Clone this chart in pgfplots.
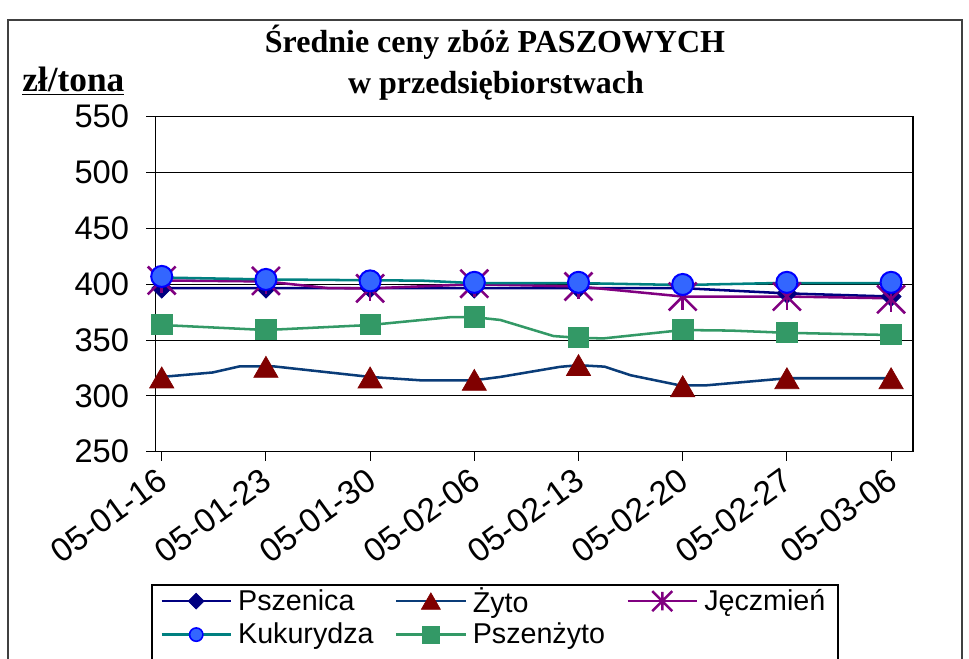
\documentclass[border=0pt]{standalone}
\usepackage{pgfplots}
\pgfplotsset{compat=1.18}
\usepackage{fontspec}
\setmainfont{Liberation Serif}
\newfontfamily\arial{Liberation Sans}

\definecolor{cPsz}{HTML}{000080}
\definecolor{cZytoL}{HTML}{0A3C78}
\definecolor{cZytoM}{HTML}{800000}
\definecolor{cJecz}{HTML}{800080}
\definecolor{cKukL}{HTML}{008080}
\definecolor{cKukM}{HTML}{3366FF}
\definecolor{cKukB}{HTML}{0000FF}
\definecolor{cPszz}{HTML}{339966}

\begin{document}
\begin{tikzpicture}
\useasboundingbox (0,0) rectangle (726.75pt,493.5pt);
\clip (0,0) rectangle (726.75pt,493.5pt);

% outer frame (bottom cut off)
\draw[black!75, line width=1.2pt] (6pt,-20pt) -- (6pt,478.5pt) -- (721.5pt,478.5pt) -- (721.5pt,-20pt);

% titles
\node[anchor=base, font=\bfseries\fontsize{24}{24}\selectfont, inner sep=0pt]
  at (371.25pt,453.75pt) {Średnie ceny zbóż PASZOWYCH};
\node[anchor=base, font=\bfseries\fontsize{24}{24}\selectfont, inner sep=0pt]
  at (372pt,423.5pt) {w przedsiębiorstwach};
\node[anchor=base west, font=\bfseries\fontsize{26.5}{26.5}\selectfont, inner sep=0pt]
  at (16.5pt,424.5pt) {\underline{zł/tona}};

% legend frame (bottom cut off)
\draw[black, line width=0.9pt] (114pt,-20pt) -- (114pt,54.75pt) -- (628.5pt,54.75pt) -- (628.5pt,-20pt);

\begin{axis}[
  at={(116.5pt,154.7pt)}, anchor=south west,
  scale only axis, width=568.3pt, height=251.25pt,
  xmin=-0.0614, xmax=7.211, ymin=250, ymax=550,
  xtick={0,1,2,3,4,5,6,7},
  xticklabels={05-01-16,05-01-23,05-01-30,05-02-06,05-02-13,05-02-20,05-02-27,05-03-06},
  ytick={250,300,350,400,450,500,550},
  tick pos=left,
  /pgf/number format/assume math mode=true,
  ymajorgrids, grid style={black, line width=0.75pt},
  tick align=outside, major tick length=6.75pt,
  tick style={black, line width=0.75pt},
  axis line style={black, line width=0.9pt},
  x tick label style={font=\arial\fontsize{25}{25}\selectfont, rotate=36, anchor=north east, inner sep=1pt, xshift=-5pt},
  y tick label style={font=\arial\fontsize{24.5}{24.5}\selectfont, inner sep=0pt, xshift=-12.75pt},
  legend style={at={(0.0062,-0.405)}, anchor=north west, draw=none, fill=none,
    inner sep=0pt, font=\arial\fontsize{21.5}{21.5}\selectfont,
    /tikz/every odd column/.append style={column sep=4.5pt},
    /tikz/every even column/.append style={column sep=16pt},
    row sep=6.5pt, nodes={inner sep=0pt}},
  legend cell align=left,
  legend columns=3,
  legend image code/.code={\draw[mark repeat=2,mark phase=2] plot coordinates {(0pt,0pt) (26pt,0pt) (52pt,0pt)};},
]
% Pszenica
\addplot[cPsz, line width=1.9pt, forget plot] coordinates {(0,396.6) (5,396.5) (6,391.8) (7,389)};
\addplot[only marks, mark=square*, mark size=5.3pt, mark options={rotate=45, fill=cPsz, draw=cPsz, line width=0.5pt}, forget plot]
  coordinates {(0,396.5) (1,396.5) (2,396.5) (3,396.5) (4,396.5) (5,396.5) (6,391.8) (7,389)};
% Zyto
\addplot[cZytoL, line width=1.9pt, forget plot] coordinates {(0,317) (0.49,321) (0.75,326.5) (1.07,326.5) (2,317) (2.48,314) (3,314) (3.25,317) (3.63,323) (3.82,326) (4,327.5) (4.25,326.2) (4.5,318.5) (4.97,309.5) (5.23,309.5) (6,315.8) (7,315.8)};
\addplot[only marks, mark=triangle*, mark size=10.5pt, mark options={fill=cZytoM, draw=cZytoM, line width=0.5pt, yshift=-2.6pt}, forget plot]
  coordinates {(0,316.5) (1,326) (2,316.5) (3,314.3) (4,327.6) (5,308.6) (6,315.8) (7,315.8)};
% Jeczmien
\addplot[cJecz, line width=1.9pt, forget plot] coordinates {(0,403.4) (1,402.5) (1.6,396.5) (2,396.3) (3,400) (4,398) (5,389) (6,389) (7,387.4)};
\addplot[only marks, mark=x, mark size=14.8pt, mark options={draw=cJecz, line width=1.9pt}, forget plot]
  coordinates {(0,403.4) (1,403) (2,396.3) (3,400.5) (4,398) (5,389) (6,389) (7,386.5)};
\addplot[only marks, mark=|, mark size=9.75pt, mark options={draw=cJecz, line width=1.9pt}, forget plot]
  coordinates {(0,403.4) (1,403) (2,396.3) (3,400.5) (4,398) (5,389) (6,389) (7,386.5)};
% Kukurydza
\addplot[cKukL, line width=1.9pt, forget plot] coordinates {(0,406) (1,404.3) (2.5,403.2) (3,401) (4,401) (5,399.3) (5.87,401) (7,401)};
\addplot[only marks, mark=*, mark size=7.9pt, mark options={fill=cKukM, draw=cKukB, line width=1.5pt}, forget plot]
  coordinates {(0,407) (1,404.3) (2,403) (3,401.7) (4,401.7) (5,399.8) (6,401.7) (7,401.7)};
% Pszenzyto
\addplot[cPszz, line width=1.9pt, forget plot] coordinates {(0,363.5) (1,359) (2,363.5) (2.77,370.5) (3,370.5) (3.25,368) (3.76,353.6) (4,352) (4.24,351.5) (5,359) (5.46,358.5) (6,356.5) (7,354.5)};
\addplot[only marks, mark=square*, mark size=7.7pt, mark options={fill=cPszz, draw=cPszz, line width=0.5pt}, forget plot]
  coordinates {(0,364) (1,359.5) (2,364) (3,371) (4,352.4) (5,359.6) (6,357) (7,355.2)};

% legend entries
\addlegendimage{cPsz, line width=1.9pt, mark=square*, mark size=4.2pt, mark options={rotate=45, fill=cPsz, line width=0.5pt}}
\addlegendentry{Pszenica}
\addlegendimage{cZytoL, line width=1.9pt, mark=triangle*, mark size=8.2pt, mark options={fill=cZytoM, draw=cZytoM, line width=0.5pt, yshift=-2pt}}
\addlegendentry{Żyto}
\addlegendimage{cJecz, line width=1.9pt, legend image code/.code={%
  \draw (0pt,0pt) -- (52pt,0pt);
  \draw (18.5pt,-7.5pt) -- (33.5pt,7.5pt) (18.5pt,7.5pt) -- (33.5pt,-7.5pt) (26pt,-7pt) -- (26pt,7pt);}}
\addlegendentry{Jęczmień}
\addlegendimage{cKukL, line width=1.9pt, mark=*, mark size=5pt, mark options={fill=cKukM, draw=cKukB, line width=1.2pt}}
\addlegendentry{Kukurydza}
\addlegendimage{cPszz, line width=1.9pt, mark=square*, mark size=6.2pt, mark options={fill=cPszz, draw=cPszz, line width=0.5pt}}
\addlegendentry{Pszenżyto}
\end{axis}
\end{tikzpicture}
\end{document}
_ _ _
→ **Written problem**
Return the material word for word. Pictures are not part of the copy.

→ **Full output**
Clone this chart in pgfplots.
\documentclass[border=0pt]{standalone}
\usepackage{pgfplots}
\pgfplotsset{compat=1.18}
\usepackage{fontspec}
\setmainfont{Liberation Serif}
\newfontfamily\arial{Liberation Sans}

\definecolor{cPsz}{HTML}{000080}
\definecolor{cZytoL}{HTML}{0A3C78}
\definecolor{cZytoM}{HTML}{800000}
\definecolor{cJecz}{HTML}{800080}
\definecolor{cKukL}{HTML}{008080}
\definecolor{cKukM}{HTML}{3366FF}
\definecolor{cKukB}{HTML}{0000FF}
\definecolor{cPszz}{HTML}{339966}

\begin{document}
\begin{tikzpicture}
\useasboundingbox (0,0) rectangle (726.75pt,493.5pt);
\clip (0,0) rectangle (726.75pt,493.5pt);

% outer frame (bottom cut off)
\draw[black!75, line width=1.2pt] (6pt,-20pt) -- (6pt,478.5pt) -- (721.5pt,478.5pt) -- (721.5pt,-20pt);

% titles
\node[anchor=base, font=\bfseries\fontsize{24}{24}\selectfont, inner sep=0pt]
  at (371.25pt,453.75pt) {Średnie ceny zbóż PASZOWYCH};
\node[anchor=base, font=\bfseries\fontsize{24}{24}\selectfont, inner sep=0pt]
  at (372pt,423.5pt) {w przedsiębiorstwach};
\node[anchor=base west, font=\bfseries\fontsize{26.5}{26.5}\selectfont, inner sep=0pt]
  at (16.5pt,424.5pt) {\underline{zł/tona}};

% legend frame (bottom cut off)
\draw[black, line width=0.9pt] (114pt,-20pt) -- (114pt,54.75pt) -- (628.5pt,54.75pt) -- (628.5pt,-20pt);

\begin{axis}[
  at={(116.5pt,154.7pt)}, anchor=south west,
  scale only axis, width=568.3pt, height=251.25pt,
  xmin=-0.0614, xmax=7.211, ymin=250, ymax=550,
  xtick={0,1,2,3,4,5,6,7},
  xticklabels={05-01-16,05-01-23,05-01-30,05-02-06,05-02-13,05-02-20,05-02-27,05-03-06},
  ytick={250,300,350,400,450,500,550},
  tick pos=left,
  /pgf/number format/assume math mode=true,
  ymajorgrids, grid style={black, line width=0.75pt},
  tick align=outside, major tick length=6.75pt,
  tick style={black, line width=0.75pt},
  axis line style={black, line width=0.9pt},
  x tick label style={font=\arial\fontsize{25}{25}\selectfont, rotate=36, anchor=north east, inner sep=1pt, xshift=-5pt},
  y tick label style={font=\arial\fontsize{24.5}{24.5}\selectfont, inner sep=0pt, xshift=-12.75pt},
  legend style={at={(0.0062,-0.405)}, anchor=north west, draw=none, fill=none,
    inner sep=0pt, font=\arial\fontsize{21.5}{21.5}\selectfont,
    /tikz/every odd column/.append style={column sep=4.5pt},
    /tikz/every even column/.append style={column sep=16pt},
    row sep=6.5pt, nodes={inner sep=0pt}},
  legend cell align=left,
  legend columns=3,
  legend image code/.code={\draw[mark repeat=2,mark phase=2] plot coordinates {(0pt,0pt) (26pt,0pt) (52pt,0pt)};},
]
% Pszenica
\addplot[cPsz, line width=1.9pt, forget plot] coordinates {(0,396.6) (5,396.5) (6,391.8) (7,389)};
\addplot[only marks, mark=square*, mark size=5.3pt, mark options={rotate=45, fill=cPsz, draw=cPsz, line width=0.5pt}, forget plot]
  coordinates {(0,396.5) (1,396.5) (2,396.5) (3,396.5) (4,396.5) (5,396.5) (6,391.8) (7,389)};
% Zyto
\addplot[cZytoL, line width=1.9pt, forget plot] coordinates {(0,317) (0.49,321) (0.75,326.5) (1.07,326.5) (2,317) (2.48,314) (3,314) (3.25,317) (3.63,323) (3.82,326) (4,327.5) (4.25,326.2) (4.5,318.5) (4.97,309.5) (5.23,309.5) (6,315.8) (7,315.8)};
\addplot[only marks, mark=triangle*, mark size=10.5pt, mark options={fill=cZytoM, draw=cZytoM, line width=0.5pt, yshift=-2.6pt}, forget plot]
  coordinates {(0,316.5) (1,326) (2,316.5) (3,314.3) (4,327.6) (5,308.6) (6,315.8) (7,315.8)};
% Jeczmien
\addplot[cJecz, line width=1.9pt, forget plot] coordinates {(0,403.4) (1,402.5) (1.6,396.5) (2,396.3) (3,400) (4,398) (5,389) (6,389) (7,387.4)};
\addplot[only marks, mark=x, mark size=14.8pt, mark options={draw=cJecz, line width=1.9pt}, forget plot]
  coordinates {(0,403.4) (1,403) (2,396.3) (3,400.5) (4,398) (5,389) (6,389) (7,386.5)};
\addplot[only marks, mark=|, mark size=9.75pt, mark options={draw=cJecz, line width=1.9pt}, forget plot]
  coordinates {(0,403.4) (1,403) (2,396.3) (3,400.5) (4,398) (5,389) (6,389) (7,386.5)};
% Kukurydza
\addplot[cKukL, line width=1.9pt, forget plot] coordinates {(0,406) (1,404.3) (2.5,403.2) (3,401) (4,401) (5,399.3) (5.87,401) (7,401)};
\addplot[only marks, mark=*, mark size=7.9pt, mark options={fill=cKukM, draw=cKukB, line width=1.5pt}, forget plot]
  coordinates {(0,407) (1,404.3) (2,403) (3,401.7) (4,401.7) (5,399.8) (6,401.7) (7,401.7)};
% Pszenzyto
\addplot[cPszz, line width=1.9pt, forget plot] coordinates {(0,363.5) (1,359) (2,363.5) (2.77,370.5) (3,370.5) (3.25,368) (3.76,353.6) (4,352) (4.24,351.5) (5,359) (5.46,358.5) (6,356.5) (7,354.5)};
\addplot[only marks, mark=square*, mark size=7.7pt, mark options={fill=cPszz, draw=cPszz, line width=0.5pt}, forget plot]
  coordinates {(0,364) (1,359.5) (2,364) (3,371) (4,352.4) (5,359.6) (6,357) (7,355.2)};

% legend entries
\addlegendimage{cPsz, line width=1.9pt, mark=square*, mark size=4.2pt, mark options={rotate=45, fill=cPsz, line width=0.5pt}}
\addlegendentry{Pszenica}
\addlegendimage{cZytoL, line width=1.9pt, mark=triangle*, mark size=8.2pt, mark options={fill=cZytoM, draw=cZytoM, line width=0.5pt, yshift=-2pt}}
\addlegendentry{Żyto}
\addlegendimage{cJecz, line width=1.9pt, legend image code/.code={%
  \draw (0pt,0pt) -- (52pt,0pt);
  \draw (18.5pt,-7.5pt) -- (33.5pt,7.5pt) (18.5pt,7.5pt) -- (33.5pt,-7.5pt) (26pt,-7pt) -- (26pt,7pt);}}
\addlegendentry{Jęczmień}
\addlegendimage{cKukL, line width=1.9pt, mark=*, mark size=5pt, mark options={fill=cKukM, draw=cKukB, line width=1.2pt}}
\addlegendentry{Kukurydza}
\addlegendimage{cPszz, line width=1.9pt, mark=square*, mark size=6.2pt, mark options={fill=cPszz, draw=cPszz, line width=0.5pt}}
\addlegendentry{Pszenżyto}
\end{axis}
\end{tikzpicture}
\end{document}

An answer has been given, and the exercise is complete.